CRISPR (Clustered Regularly Interspaced Short Palindromic Repeats) to system używany przez bakterie do obrony przed wirusami. To taki mechanizm obronny, powtarzająca się sekwencja fragmentów DNA. Zauważony został przez Yoshizumi Ishino pod koniec lat 80. ubiegłego wieku w genomie bakterii Escherichia coli. Mechanizm zawiera informacje o DNA wirusów i w połączeniu z enzymem tnącym DNA – endonukleazą Cas9 stanowi system obrony przed wirusami.

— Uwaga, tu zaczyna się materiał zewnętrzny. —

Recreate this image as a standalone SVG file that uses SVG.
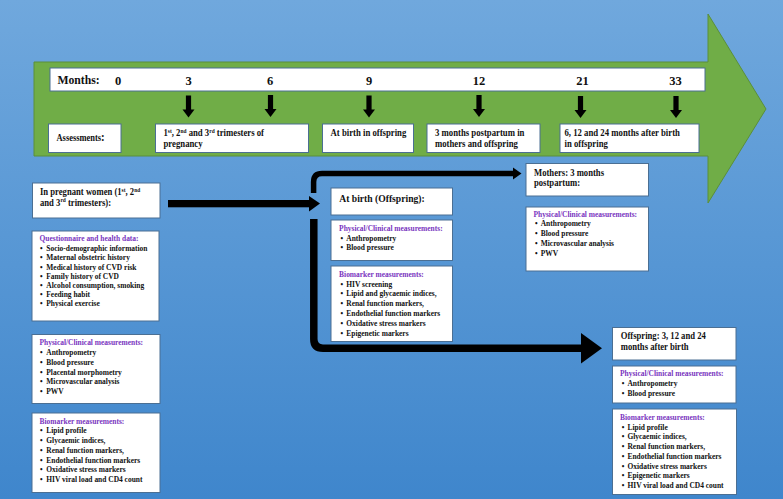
<svg xmlns="http://www.w3.org/2000/svg" width="783" height="499" viewBox="0 0 783 499">
<defs>
<linearGradient id="bg" x1="0" y1="0" x2="0" y2="1">
<stop offset="0" stop-color="#70a8dd"/>
<stop offset="1" stop-color="#3f86cc"/>
</linearGradient>
<g id="darr"><rect x="-2.6" y="0" width="5.2" height="14.5"/><polygon points="-6,14 6,14 0,22"/></g>
</defs>
<style>
.box{fill:#fff;stroke:#4b6f93;stroke-width:1}
.t{font-family:"Liberation Serif","Times New Roman",serif;font-weight:bold;fill:#111}
.m{font-size:12.5px}
.a{font-size:9.7px}
.ti{font-size:9.6px}
.h{font-size:8.3px;fill:#7a35c0}
.b{font-size:8.3px}
.sup{font-size:6px}
.con{fill:none;stroke:#000}
</style>
<rect x="0" y="0" width="783" height="499" fill="url(#bg)"/>
<g id="timeline">
<polygon points="34,62 708,62 708,14 766,109 708,203 708,156 34,156" fill="#70ad47" stroke="#5b8f3a" stroke-width="1"/>
<rect class="box" x="50" y="68" width="655" height="23"/>
<text class="t" font-size="13" x="57.5" y="84.5" transform="matrix(0.9 0 0 1 5.75 0)">Months:</text>
<g class="t m" text-anchor="middle">
<text x="118" y="84.5">0</text><text x="188.5" y="84.5">3</text><text x="270" y="84.5">6</text><text x="369" y="84.5">9</text><text x="479" y="84.5">12</text><text x="582.5" y="84.5">21</text><text x="675.5" y="84.5">33</text>
</g>
<g fill="#000">
<use href="#darr" x="188.5" y="95.5"/><use href="#darr" x="270.5" y="95"/><use href="#darr" x="369" y="95.5"/><use href="#darr" x="479" y="95"/><use href="#darr" x="580.5" y="96"/><use href="#darr" x="676" y="96"/>
</g>
</g>
<g id="assess-label">
<rect class="box" x="48.5" y="124" width="72.5" height="28.5"/>
<text class="t" x="56.5" y="141" transform="matrix(0.9 0 0 1 5.65 0)"><tspan font-size="9.4">Assessments</tspan><tspan font-size="12">:</tspan></text>
</g>
<g id="assess-trimesters">
<rect class="box" x="155.5" y="124" width="153" height="28.5"/>
<g transform="matrix(0.9 0 0 1 16.35 0)">
<text class="t a" x="163.5" y="136.5">1<tspan class="sup" dy="-3.5">st</tspan><tspan dy="3.5">, 2</tspan><tspan class="sup" dy="-3.5">nd</tspan><tspan dy="3.5"> and 3</tspan><tspan class="sup" dy="-3.5">rd</tspan><tspan dy="3.5"> trimesters of</tspan></text>
<text class="t a" x="163.5" y="147.5">pregnancy</text>
</g>
</g>
<g id="assess-birth">
<rect class="box" x="322.5" y="124" width="91" height="28.5"/>
<text class="t a" x="330.5" y="136" transform="matrix(0.9 0 0 1 33.05 0)">At birth in offspring</text>
</g>
<g id="assess-3m">
<rect class="box" x="427" y="124" width="113" height="28.5"/>
<g transform="matrix(0.9 0 0 1 43.5 0)">
<text class="t a" x="435" y="136.5">3 months postpartum in</text>
<text class="t a" x="435" y="147.5">mothers and offspring</text>
</g>
</g>
<g id="assess-later">
<rect class="box" x="560" y="124" width="139" height="28.5"/>
<g transform="matrix(0.9 0 0 1 56.45 0)">
<text class="t a" x="564.5" y="136.5">6, 12 and 24 months after birth</text>
<text class="t a" x="564.5" y="147.5">in offspring</text>
</g>
</g>
<g id="connectors">
<rect x="168" y="200" width="143" height="7.3" fill="#000"/>
<polygon points="309,196 320,203.6 309,211.5" fill="#000"/>
<path class="con" d="M313.6,193 V182 Q313.6,173.5 322,173.5 H514" stroke-width="5.5"/>
<polygon points="513,167.5 521.5,173.5 513,179.5" fill="#000"/>
<path class="con" d="M313.8,219 V339 Q313.8,348.2 323,348.2 H583" stroke-width="7.5"/>
<polygon points="581,333 602,348.3 581,363.5" fill="#000"/>
</g>
<g id="pregnant-title">
<rect class="box" x="32.5" y="183" width="127.5" height="35"/>
<g transform="matrix(0.9 0 0 1 4 0)">
<text class="t ti" x="40" y="195.3">In pregnant women (1<tspan class="sup" dy="-3.5">st</tspan><tspan dy="3.5">, 2</tspan><tspan class="sup" dy="-3.5">nd</tspan></text>
<text class="t ti" x="40" y="205.8">and 3<tspan class="sup" dy="-3.5">rd</tspan><tspan dy="3.5"> trimesters):</tspan></text>
</g>
</g>
<g id="pregnant-questionnaire">
<rect class="box" x="32" y="231" width="127" height="90"/>
<g transform="matrix(0.9 0 0 1 4 0)">
<text class="t h" x="39.5" y="241.5">Questionnaire and health data:</text>
<g class="t b">
<text x="40" y="251.3">•</text><text x="47" y="251.3">Socio-demographic information</text>
<text x="40" y="260.5">•</text><text x="47" y="260.5">Maternal obstetric history</text>
<text x="40" y="269.7">•</text><text x="47" y="269.7">Medical history of CVD risk</text>
<text x="40" y="278.9">•</text><text x="47" y="278.9">Family history of CVD</text>
<text x="40" y="288.1">•</text><text x="47" y="288.1">Alcohol consumption, smoking</text>
<text x="40" y="297.3">•</text><text x="47" y="297.3">Feeding habit</text>
<text x="40" y="306.5">•</text><text x="47" y="306.5">Physical exercise</text>
</g>
</g>
</g>
<g id="pregnant-physical">
<rect class="box" x="32" y="334.5" width="128" height="69"/>
<g transform="matrix(0.9 0 0 1 4 0)">
<text class="t h" x="39.5" y="345.3">Physical/Clinical measurements:</text>
<g class="t b">
<text x="40" y="355.3">•</text><text x="47" y="355.3">Anthropometry</text>
<text x="40" y="365">•</text><text x="47" y="365">Blood pressure</text>
<text x="40" y="374.7">•</text><text x="47" y="374.7">Placental morphometry</text>
<text x="40" y="384.4">•</text><text x="47" y="384.4">Microvascular analysis</text>
<text x="40" y="394">•</text><text x="47" y="394">PWV</text>
</g>
</g>
</g>
<g id="pregnant-biomarker">
<rect class="box" x="32" y="413" width="128" height="79.5"/>
<g transform="matrix(0.9 0 0 1 4 0)">
<text class="t h" x="39.5" y="423.7">Biomarker measurements:</text>
<g class="t b">
<text x="40" y="433.2">•</text><text x="47" y="433.2">Lipid profile</text>
<text x="40" y="443">•</text><text x="47" y="443">Glycaemic indices,</text>
<text x="40" y="452.7">•</text><text x="47" y="452.7">Renal function markers,</text>
<text x="40" y="462.6">•</text><text x="47" y="462.6">Endothelial function markers</text>
<text x="40" y="472.4">•</text><text x="47" y="472.4">Oxidative stress markers</text>
<text x="40" y="482.5">•</text><text x="47" y="482.5">HIV viral load and CD4 count</text>
</g>
</g>
</g>
<g id="birth-title">
<rect class="box" x="331" y="188" width="121.5" height="27"/>
<text class="t" font-size="10.7" x="339.3" y="202" transform="matrix(0.9 0 0 1 33.93 0)">At birth (Offspring):</text>
</g>
<g id="birth-physical">
<rect class="box" x="331" y="220" width="121.5" height="40.5"/>
<g transform="matrix(0.9 0 0 1 34 0)">
<text class="t h" x="339" y="231">Physical/Clinical measurements:</text>
<g class="t b">
<text x="340.5" y="241">•</text><text x="347" y="241">Anthropometry</text>
<text x="340.5" y="250.5">•</text><text x="347" y="250.5">Blood pressure</text>
</g>
</g>
</g>
<g id="birth-biomarker">
<rect class="box" x="331" y="266" width="121.5" height="75.5"/>
<g transform="matrix(0.9 0 0 1 34 0)">
<text class="t h" x="339" y="276.7">Biomarker measurements:</text>
<g class="t b">
<text x="340.5" y="286.7">•</text><text x="347" y="286.7">HIV screening</text>
<text x="340.5" y="296.5">•</text><text x="347" y="296.5">Lipid and glycaemic indices,</text>
<text x="340.5" y="306.3">•</text><text x="347" y="306.3">Renal function markers,</text>
<text x="340.5" y="316.2">•</text><text x="347" y="316.2">Endothelial function markers</text>
<text x="340.5" y="326">•</text><text x="347" y="326">Oxidative stress markers</text>
<text x="340.5" y="336">•</text><text x="347" y="336">Epigenetic markers</text>
</g>
</g>
</g>
<g id="mothers-title">
<rect class="box" x="526" y="163.5" width="122.5" height="32.5"/>
<g transform="matrix(0.9 0 0 1 53.4 0)">
<text class="t ti" x="534" y="175.8">Mothers: 3 months</text>
<text class="t ti" x="534" y="186.3">postpartum:</text>
</g>
</g>
<g id="mothers-physical">
<rect class="box" x="526" y="207" width="122.5" height="64"/>
<g transform="matrix(0.9 0 0 1 53.4 0)">
<text class="t h" x="533.5" y="217">Physical/Clinical measurements:</text>
<g class="t b">
<text x="535" y="226.5">•</text><text x="541.5" y="226.5">Anthropometry</text>
<text x="535" y="236.4">•</text><text x="541.5" y="236.4">Blood pressure</text>
<text x="535" y="246.3">•</text><text x="541.5" y="246.3">Microvascular analysis</text>
<text x="535" y="256.2">•</text><text x="541.5" y="256.2">PWV</text>
</g>
</g>
</g>
<g id="offspring-title">
<rect class="box" x="612.5" y="327.5" width="123.5" height="32.5"/>
<g transform="matrix(0.9 0 0 1 62.07 0)">
<text class="t ti" x="620.7" y="339">Offspring: 3, 12 and 24</text>
<text class="t ti" x="620.7" y="350">months after birth</text>
</g>
</g>
<g id="offspring-physical">
<rect class="box" x="612.5" y="366" width="123.5" height="37"/>
<g transform="matrix(0.9 0 0 1 62 0)">
<text class="t h" x="620" y="376.3">Physical/Clinical measurements:</text>
<g class="t b">
<text x="622" y="386">•</text><text x="628.3" y="386">Anthropometry</text>
<text x="622" y="396">•</text><text x="628.3" y="396">Blood pressure</text>
</g>
</g>
</g>
<g id="offspring-biomarker">
<rect class="box" x="612.5" y="409" width="124" height="85.5"/>
<g transform="matrix(0.9 0 0 1 62 0)">
<text class="t h" x="620" y="420">Biomarker measurements:</text>
<g class="t b">
<text x="622" y="429.7">•</text><text x="628.3" y="429.7">Lipid profile</text>
<text x="622" y="439.4">•</text><text x="628.3" y="439.4">Glycaemic indices,</text>
<text x="622" y="449.1">•</text><text x="628.3" y="449.1">Renal function markers,</text>
<text x="622" y="458.9">•</text><text x="628.3" y="458.9">Endothelial function markers</text>
<text x="622" y="468.6">•</text><text x="628.3" y="468.6">Oxidative stress markers</text>
<text x="622" y="478.3">•</text><text x="628.3" y="478.3">Epigenetic markers</text>
<text x="622" y="488">•</text><text x="628.3" y="488">HIV viral load and CD4 count</text>
</g>
</g>
</g>
</svg>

Dzięki technologii edycji genomów można programować geny z precyzją do pojedynczych nukleotydów - "liter" tworzących informację genetyczną. Naukowcy z całego świata wykorzystują CRISPR/Cas9 do badania funkcji pojedynczych genów. W biotechnologii zaś dzięki edycji genów tworzy się nowe odmiany roślin i zwierząt o pożądanych cechach (i to niekoniecznie takie, które w świetle obecnego prawa uznane będą za GMO). W diagnostyce metoda ta jest nadzieją na szybkie rozpoznawanie bakterii i wirusów w infekcjach. Technologia ta daje również szanse na tworzenie nowych leków i terapii.